Rating: 7.1
Country: USA
Genre: Metallic Hardcore/Sludge
Record Label: Self Released
Release Date: 2009
Album Info: -
Band Website: Teeph |
Teeph - Self Titled
Teeph are ready to party like it's... 1999?
Is it too soon to be nostalgic for the halcyon days of metallic hardcore, for those few bright years when Botch, Coalesce, Bloodlet, Converge et. al. offered a slightly fresher alternative to an almost completely stagnated metal scene? Thrashing 'til the death had been accomplished, death metal was subsumed by its own mundanity, doom had left behind its forests of equilibrium for midnight mountains and black metal was all dressed up with nowhere to go but arena shows and OzzFest second stages. Enter the aforementioned short hairs weilding guitars like axes, with cliche slates wiped clean and a burgeoning ironic sensibility that was part SOD, part MOD, part Cinema Verite. Brandishing hardcore's righteous anger and metal's righteous chops, for the briefest of moments this new scene and new sound was "It."
It's ten years later and Teeph is staging a metallic hardcore revival of sorts. That is not to say this debut album is beating a long-dead horse; rather it's closer to whipping a still moving but nearly dead horse a few yards further. I hear echoes of so many great bands and great albums that this album is nothing if not a great nostalgia engine. "Male Pattern Bullshit," and "Jailbait Blues" combine a bit of Converge with a bit of Botch for some mildly abrasive, mildly technical thrills ("So Sic, Bro" at its most derivative might be an uncredited We Are the Romans throw-away). Teeph freshens the sound a bit with heavy doses of Isis circa The Mosquito Control EP and Neurosis circa Times of Grace. The better tracks are those like "Hipster Killers," "Part III," and especially "A Shitapple Driving a Shitmobile" that blend Teeph's slower, heavier guise with slight technical flourishes. This isn't the trainwreck technical sludge of Mastodon's Remission, but the general vibe is close and the result is very listenable.
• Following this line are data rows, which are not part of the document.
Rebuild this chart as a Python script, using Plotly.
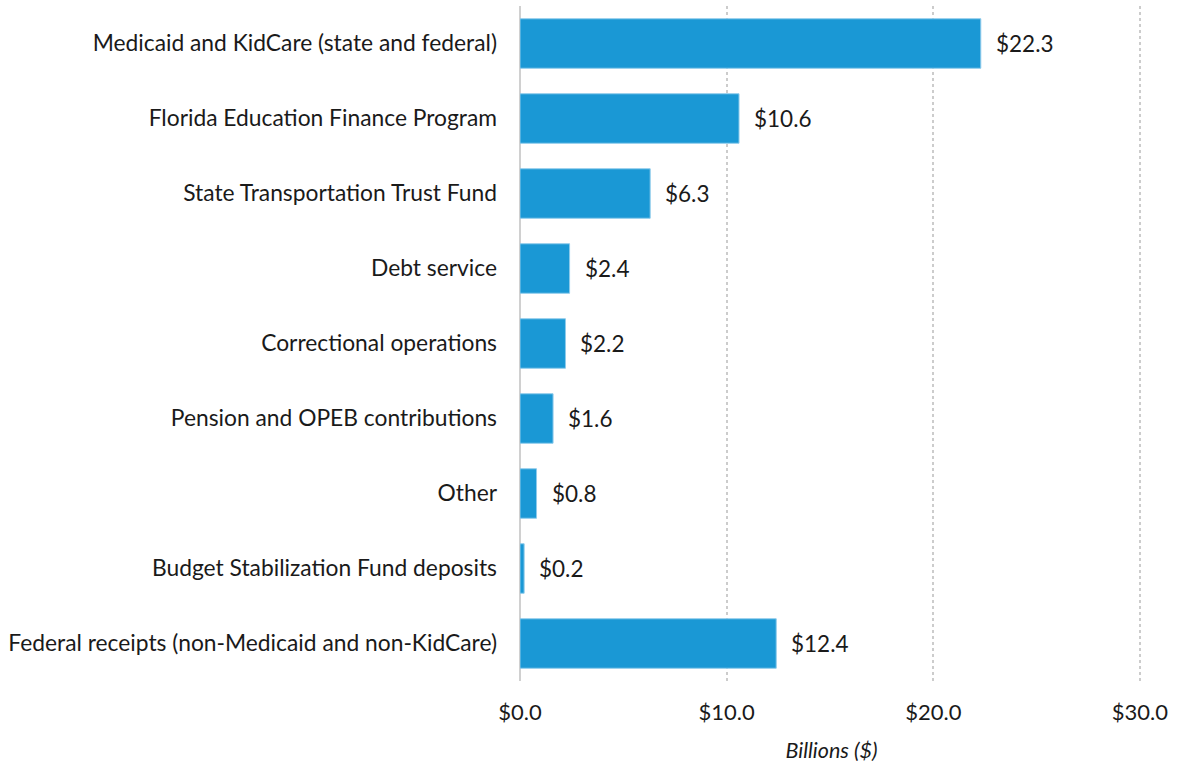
import plotly.graph_objects as go

categories = [
    "Medicaid and KidCare (state and federal)",
    "Florida Education Finance Program",
    "State Transportation Trust Fund",
    "Debt service",
    "Correctional operations",
    "Pension and OPEB contributions",
    "Other",
    "Budget Stabilization Fund deposits",
    "Federal receipts (non-Medicaid and non-KidCare)",
]
values = [22.3, 10.6, 6.3, 2.4, 2.2, 1.6, 0.8, 0.2, 12.4]
value_labels = ["$22.3", "$10.6", "$6.3", "$2.4", "$2.2", "$1.6", "$0.8", "$0.2", "$12.4"]
x_ticks = [0, 10, 20, 30]
x_tick_labels = ["$0.0", "$10.0", "$20.0", "$30.0"]

FONT = "Lato, 'Open Sans', sans-serif"
BLUE = "#1A98D5"
TXT = "#1a1a1a"

fig = go.Figure()
fig.add_trace(go.Bar(
    y=categories,
    x=values,
    orientation="h",
    marker=dict(color=BLUE, line=dict(color="#8fcbeb", width=1)),
    hoverinfo="skip",
))

for c, v, t in zip(categories, values, value_labels):
    fig.add_annotation(
        x=v, y=c, text=t, showarrow=False, xanchor="left", xshift=13,
        font=dict(family=FONT, size=22.5, color=TXT),
    )

fig.update_layout(
    width=1179, height=763,
    margin=dict(l=520, r=36, t=6, b=82, autoexpand=False),
    plot_bgcolor="white", paper_bgcolor="white",
    bargap=0.34,
    showlegend=False,
    font=dict(family=FONT, size=22, color=TXT),
)
fig.update_yaxes(
    categoryorder="array", categoryarray=categories, autorange="reversed",
    showgrid=False, ticks="", ticklabelstandoff=22, automargin=False,
    tickfont=dict(family=FONT, size=22.8, color=TXT),
)
fig.update_xaxes(
    range=[0, 30.15], tickvals=x_ticks, ticktext=x_tick_labels,
    showgrid=True, gridcolor="#cccccc", griddash="dot", gridwidth=2,
    zeroline=True, zerolinecolor="#d0d0d0", zerolinewidth=2,
    ticks="", ticklabelstandoff=16, automargin=False,
    tickfont=dict(family=FONT, size=22, color=TXT),
    title=dict(text="<i>Billions ($)</i>", font=dict(family=FONT, size=21.5, color=TXT), standoff=20),
)

fig.write_html(
    "out.html",
    config={"displayModeBar": False},
    post_script="document.body.style.margin='0';document.body.style.padding='0';",
)
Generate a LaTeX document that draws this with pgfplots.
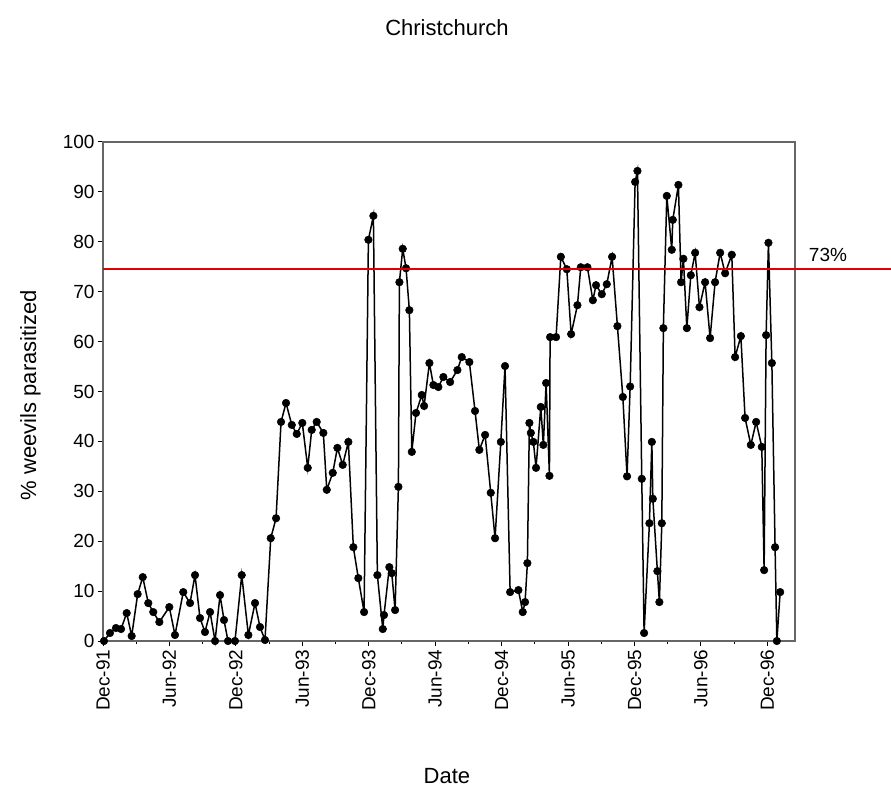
\documentclass[border=0pt]{standalone}
\usepackage{pgfplots}
\pgfplotsset{compat=1.18}
\usepackage{fontspec}
\setmainfont{Liberation Sans}
\definecolor{refred}{RGB}{225,0,0}
\begin{document}
\begin{tikzpicture}
\useasboundingbox (0pt,0pt) rectangle (891pt,793pt);
\begin{axis}[
 at={(103pt,152pt)}, anchor=south west,
 scale only axis, width=692pt, height=499pt,
 xmin=0, xmax=62.5, ymin=0, ymax=100,
 clip=false,
 axis line style={draw=gray!80!black, line width=1.4pt},
 xtick={0,6,...,60},
 xticklabels={Dec-91,Jun-92,Dec-92,Jun-93,Dec-93,Jun-94,Dec-94,Jun-95,Dec-95,Jun-96,Dec-96},
 minor xtick={3,9,...,57},
 ytick={0,10,...,100},
 tick align=outside, tick pos=left,
 major tick length=5pt, minor tick length=3pt,
 tick style={draw=black, line width=1pt},
 x tick label style={rotate=90, anchor=east, font=\fontsize{19}{19}\selectfont},
 y tick label style={font=\fontsize{19}{19}\selectfont},
 /pgf/number format/assume math mode=true,
 xlabel={Date}, ylabel={\% weevils parasitized},
 xlabel style={at={(axis description cs:0.497,-0.27)}, anchor=center, font=\fontsize{22}{22}\selectfont},
 ylabel style={at={(axis description cs:-0.105,0.493)}, anchor=center, rotate=0, font=\fontsize{22}{22}\selectfont},
]
\addplot[black, line width=1.5pt, mark=*, mark size=3.8pt, mark options={fill=black, draw=black, line width=0.5pt}] coordinates {
(0.09,0) (0.63,1.6) (1.17,2.6) (1.63,2.4) (2.14,5.6) (2.59,1.0) (3.13,9.4) (3.59,12.8)
(4.09,7.6) (4.54,5.8) (5.09,3.8) (5.99,6.8) (6.50,1.2) (7.25,9.8) (7.86,7.6) (8.31,13.2)
(8.76,4.6) (9.21,1.8) (9.67,5.8) (10.12,0) (10.57,9.2) (10.93,4.2) (11.29,0) (11.92,0)
(12.53,13.2) (13.13,1.2) (13.73,7.6) (14.18,2.8) (14.63,0.2)
(15.15,20.6) (15.63,24.6) (16.08,43.9) (16.53,47.7) (17.05,43.3) (17.50,41.5) (18.00,43.7)
(18.49,34.7) (18.85,42.3) (19.30,43.9) (19.90,41.7) (20.21,30.3) (20.75,33.7) (21.17,38.7)
(21.65,35.3) (22.16,39.9) (22.61,18.8) (23.06,12.6) (23.58,5.8) (23.97,80.4) (24.42,85.2)
(24.78,13.2) (25.27,2.4) (25.38,5.2) (25.86,14.8) (26.08,13.6) (26.38,6.2) (26.68,30.9)
(26.77,71.9) (27.07,78.6) (27.37,74.7) (27.67,66.3) (27.89,37.9) (28.27,45.7) (28.79,49.3)
(29.00,47.1) (29.48,55.7) (29.84,51.3) (30.29,50.9) (30.74,52.9) (31.35,51.9) (32.01,54.3)
(32.40,56.9) (33.09,55.9) (33.60,46.1) (33.99,38.3) (34.51,41.3) (35.02,29.7) (35.41,20.6)
(35.93,39.9) (36.31,55.1) (36.77,9.8) (37.52,10.2) (37.91,5.8) (38.12,7.8) (38.33,15.6)
(38.51,43.7) (38.64,41.7) (38.87,39.9) (39.11,34.7) (39.54,46.9) (39.77,39.3) (40.02,51.7)
(40.32,33.1) (40.38,60.9) (40.92,60.9) (41.35,77.0) (41.89,74.5) (42.28,61.5) (42.85,67.3)
(43.15,74.9) (43.75,74.9) (44.24,68.3) (44.53,71.3) (45.05,69.5) (45.50,71.5) (45.98,77.0)
(46.46,63.1) (46.95,48.9) (47.33,33.0) (47.61,51.0) (48.06,92.0) (48.27,94.2) (48.66,32.5)
(48.87,1.6) (49.35,23.6) (49.57,39.9) (49.66,28.5) (50.07,14.0) (50.25,7.8) (50.47,23.6)
(50.61,62.7) (50.92,89.2) (51.37,78.4) (51.46,84.4) (51.97,91.4) (52.21,71.9) (52.42,76.6)
(52.73,62.7) (53.09,73.3) (53.48,77.8) (53.87,66.9) (54.38,71.9) (54.83,60.7) (55.28,71.9)
(55.74,77.8) (56.19,73.7) (56.79,77.4) (57.09,56.9) (57.61,61.1) (57.99,44.7) (58.51,39.3)
(58.99,43.9) (59.50,38.9) (59.71,14.2) (59.89,61.3) (60.10,79.8) (60.41,55.7) (60.70,18.8)
(60.86,0) (61.16,9.8)
};
\end{axis}
\draw[draw=refred, line width=1.2pt] (103pt,524pt) -- (891pt,524pt);
\node[font=\fontsize{22}{22}\selectfont] at (447pt,765pt) {Christchurch};
\node[font=\fontsize{19}{19}\selectfont] at (828pt,538pt) {73\%};
\end{tikzpicture}
\end{document}
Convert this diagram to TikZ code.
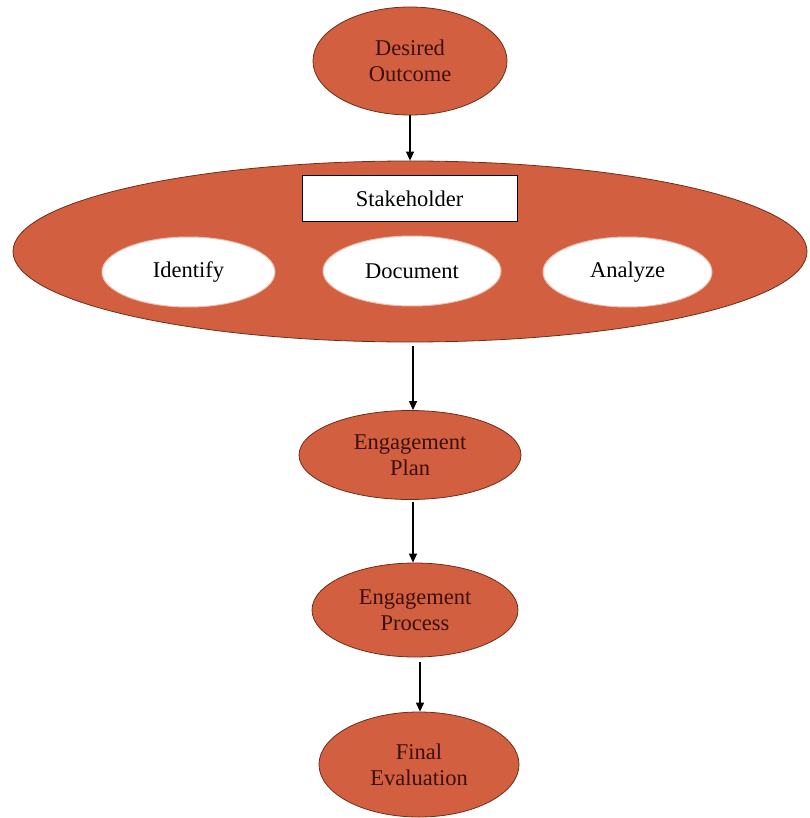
\documentclass[tikz,border=0pt]{standalone}
\usepackage{fontspec}
\setmainfont{Liberation Serif}
\usetikzlibrary{shapes.geometric,arrows.meta}
\definecolor{orng}{RGB}{210,96,64}
\definecolor{edge}{RGB}{110,45,25}
\definecolor{txt}{RGB}{60,14,12}
\tikzset{
  oval/.style={ellipse,draw=edge,line width=0.8pt,fill=orng,inner sep=0pt,align=center,text=txt,font=\fontsize{22.5}{26}\selectfont},
  wov/.style={ellipse,fill=white,draw=orng!40,line width=1pt,inner sep=0pt,align=center,text=black,font=\fontsize{22.5}{26}\selectfont},
  sbox/.style={rectangle,draw=black,line width=1pt,fill=white,inner sep=0pt,font=\fontsize{22.5}{26}\selectfont},
  arr/.style={line width=1.2pt,-{Triangle[width=8pt,length=9pt]}}
}
\begin{document}
\begin{tikzpicture}[x=1pt,y=-1pt]
\useasboundingbox (0,0) rectangle (809,818);
\node[oval,minimum width=194pt,minimum height=108pt] (des) at (410,61) {Desired\\Outcome};
\node[oval,minimum width=794pt,minimum height=181pt] (big) at (410,251.5) {};
\node[sbox,minimum width=215pt,minimum height=46pt] (stk) at (409.5,199) {Stakeholder};
\node[wov,minimum width=173pt,minimum height=70pt] (idf) at (188.5,272) {Identify};
\node[wov,minimum width=178pt,minimum height=70pt] (doc) at (412,271) {Document};
\node[wov,minimum width=169pt,minimum height=70pt] (ana) at (627.5,272) {Analyze};
\node[oval,minimum width=222pt,minimum height=89pt] (plan) at (410,455) {Engagement\\Plan};
\node[oval,minimum width=206pt,minimum height=94pt] (proc) at (415,610) {Engagement\\Process};
\node[oval,minimum width=200pt,minimum height=105pt] (fin) at (419,764.5) {Final\\Evaluation};
\draw[arr] (des.south) -- (big.north);
\draw[arr] ([xshift=3pt,yshift=-4pt]big.south) -- ([xshift=3pt]plan.north);
\draw[arr] ([xshift=3pt,yshift=-2pt]plan.south) -- ([xshift=-2pt]proc.north);
\draw[arr] ([xshift=5pt,yshift=-5pt]proc.south) -- ([xshift=1pt]fin.north);
\end{tikzpicture}
\end{document}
What surprises me though is that while this album is wholly derivative of a scene to which I haven't paid attention in years, I really enjoy this CD. It's solidly produced, well-played and has real songs that hold up to multiple listens, a rarity in today's ultra-generic metallic hardcore/metalcore. Couple that with an odd un-reliance on breakdowns (I might be one of the few, but if I go the next year without hearing a single breakdown, I think I'll be just fine.) and Teeph is doing more than a few things right. Not a great album, but those hankering '99-style party could do much, much worse.